Sometimes it feels like the world is a desolate, insignificant spec of dust in a cold, endless, and indifferent universe and that everyone is completely alone in this abandoned wasteland, doomed to a difficult and painful existence with no discernible purpose that ends in a wretched and violent death that exposes the true meaninglessness of our existence and stands as a lesson to those that we love that they will suffer the same fate. And maybe that’s why we have Facebook. And fucking chairs. (Thanks for the tip, Kelly.)

Comments (34)
  1. and in a city where almost 40% of households don’t have internet, i’m glad facebook chose new orleans as one of the places to shoot this numbnuttery.

  2. You know what else is like a chair using the same analogy? MySpace.

    You know what else? Adult Alf Fanfic forums.

    You know where this is going. Shut up Facebook.

  3. Wow, big year for empty chairs. And I think we have Facebook so we can gradually dislike everyone we’ve ever met. One prompted-Samsung-ad-because-Drew-from-that-group-project-in-college-”liked”-it at a time.

  4. Facebook is a stupid website that ultimately amounts to little more than inane statuses about how wasted someone got last night. And yet somewhere between The Social Network and Mark Zuckerberg fucking winning Person of the Year from Time Magazine (UGH), this idea that Facebook is The Most Important Technological Tool of Our Generation emerged and I hate it so much it is a juvenile website that is largely used for juvenile things.

    And I’m done ranting. But fuck that website and its pretentious piece of shit founder.

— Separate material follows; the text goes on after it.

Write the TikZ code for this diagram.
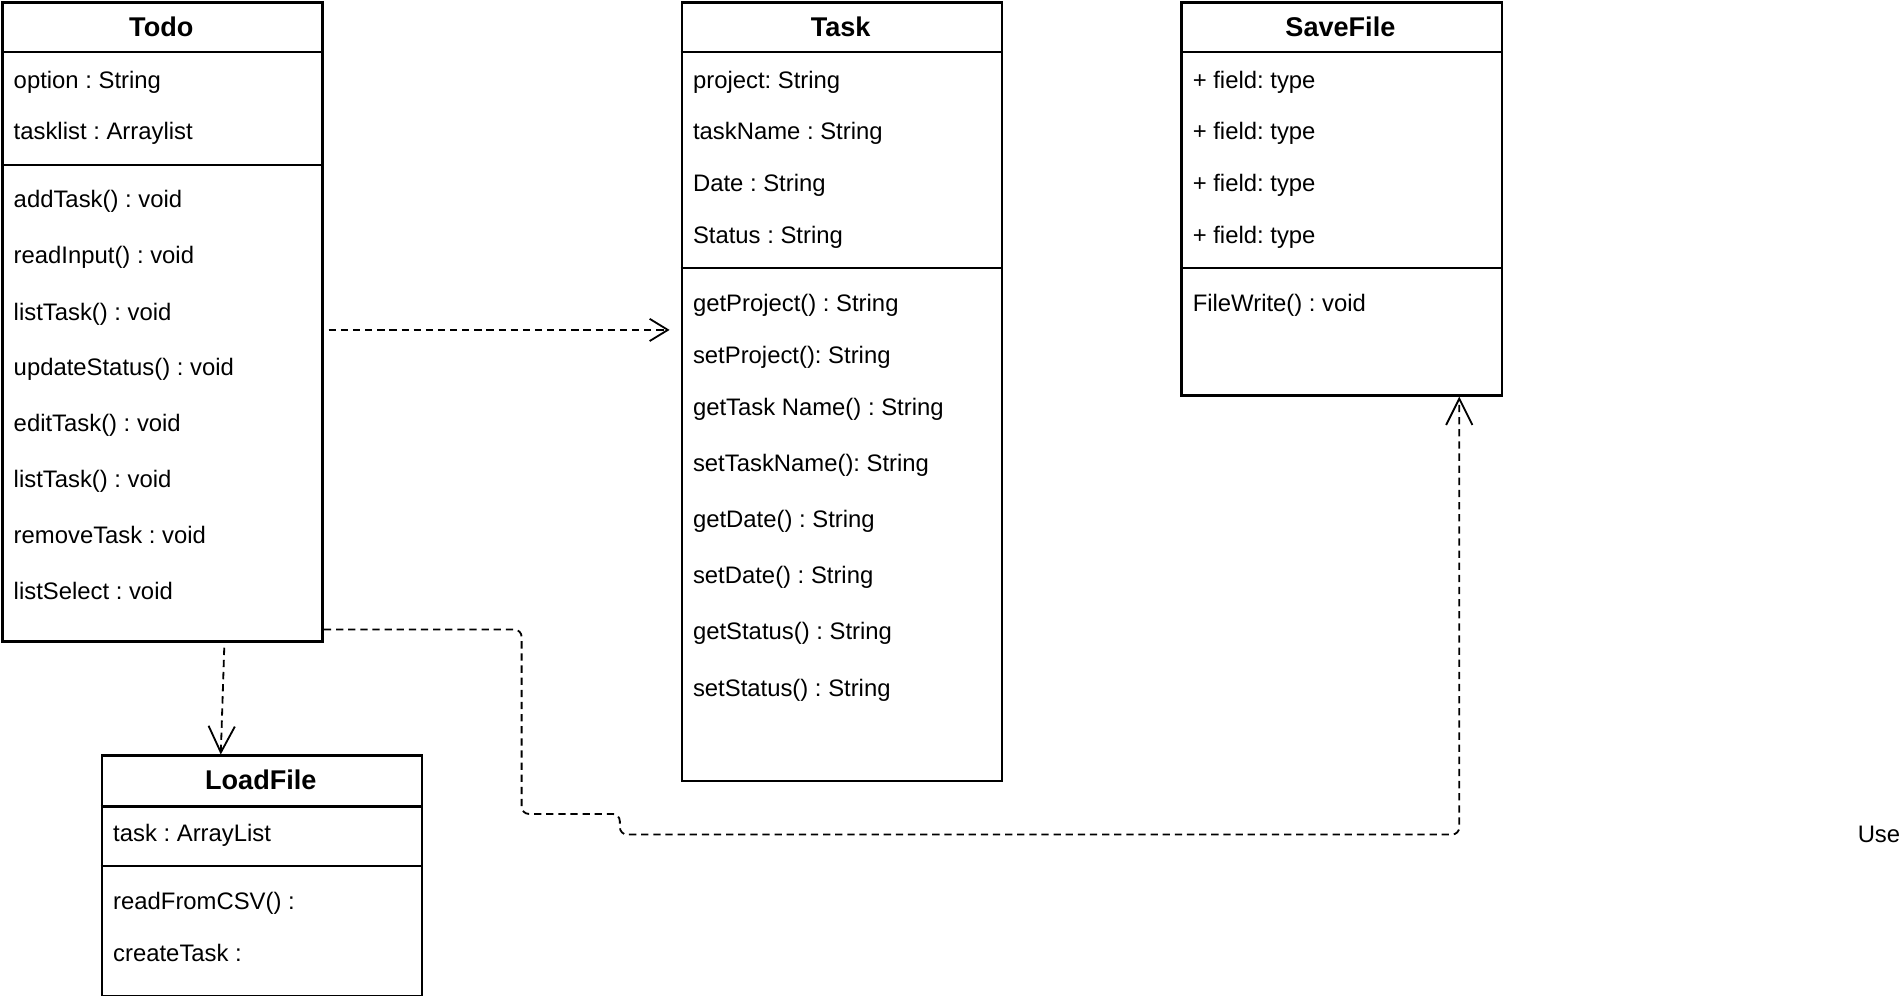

    • a few months ago i was listening to NPR, and they interviewed an activist who was heavily involved in the egyptian revolution that overthrew mubarak. and the journalist asked the activist about facebook, because the west has this idea that facebook was hugely influential in galvanizing people to participate in the occupation of tahrir square. and the activist said something along the lines of, well, what would happen is that someone would read the local newspapers and post events on facebook, and then foreign journalists would find the events because it was the main way that they were reaching out to the community, and then the journalists would all mob whatever activity they all had found on facebook, and thus the news they would report back to the west was derived from that sort of cyclical activity. and it’s why a lot of things in the revolution were just not covered by western media, because they were only paying attention to facebook and thus directly involved in creating news, basically.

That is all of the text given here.